In besserem Sinne hat Friedrich der Große die Interessen Deutschlands gegen Frankreich vertreten. Wir haben keinen Anlaß hier auf die Heldenlaufbahn des genannten Königs zurückzukommen; jeder Schuljunge allüberall in Deutschland weiß von seinen Kriegen und Siegen zu erzählen. Camphausen hat seinen Helden, wie er auf dem galoppirenden Schimmel dahinsprengt, vortrefflich aufgefaßt, in der knappen strammen Haltung, den historischen Krückenstock in der Hand, das blitzende Auge in die Ferne gerichtet. Unmittelbar hinter ihm stürmt der alte Haudegen Ziethen auf unbändigem Rosse daher, während wir auf der andern Seite den tapfern General v. Seydlitz erkennen, den verwegenen und vielleicht besten Reiterführer aller Zeiten.

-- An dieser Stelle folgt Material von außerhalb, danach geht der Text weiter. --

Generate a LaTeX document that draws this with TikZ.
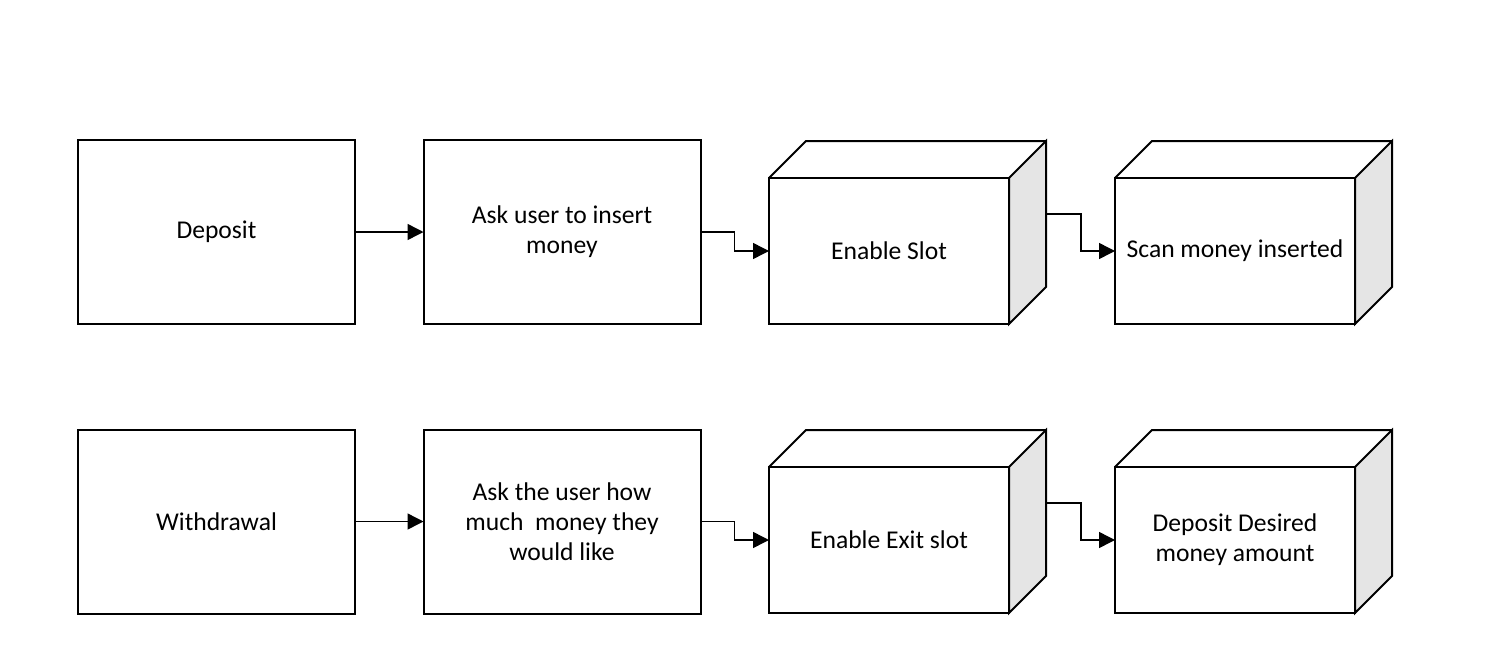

Wie sämmtliche Bilder Camphausen’s, so zeigen auch diese ihn wieder als einen Meister in der Darstellung des Pferdes, das er mit allen seinen Eigenthümlichkeiten und Schönheiten zum Ersten wohl studirt haben mag, als er nach vorausgegangenen vierjährigen Kunststudien seiner Militärpflicht als Freiwilliger im 8. Husarenregiment genügte. Camphausen ist vornehmlich Schlachtenmaler, pflegte sich aber in der Wahl seiner Stoffe niemals an eine bestimmte Geschichtsperiode zu binden, wenngleich er in seinen Arbeiten, deren einzelne aufzuführen hier unmöglich ist, mit entschiedener Vorliebe die Kampf- und Schlachtscenen des 17. und 18. Jahrhunderts dargestellt hat, Gefechte aus der Zeit Cromwell’s, des dreißigjährigen Krieges und der drei schlesischen Kriege. Costümtreue, Richtigkeit der Zeichnung, ein unmittelbar wirkender und doch künstlerisch durchgebildeter Realismus, geistige Frische und Lebendigkeit charakterisiren seine Schöpfungen, unter denen die schon erwähnten Arbeiten aus der friedericianischen Zeit und den Befreiungskriegen, dann „Blücher’s Rheinübergang bei Caub“ wohl die populärsten geworden sind. Der Künstler, der als Professor an der Akademie seiner Geburtsstadt Düsseldorf lebt, steht erst im Anfang der fünfziger Jahre – es ist also mit Sicherheit anzunehmen, daß wir von seiner Meisterhand noch viel Schönes und Bedeutendes erwarten dürfen.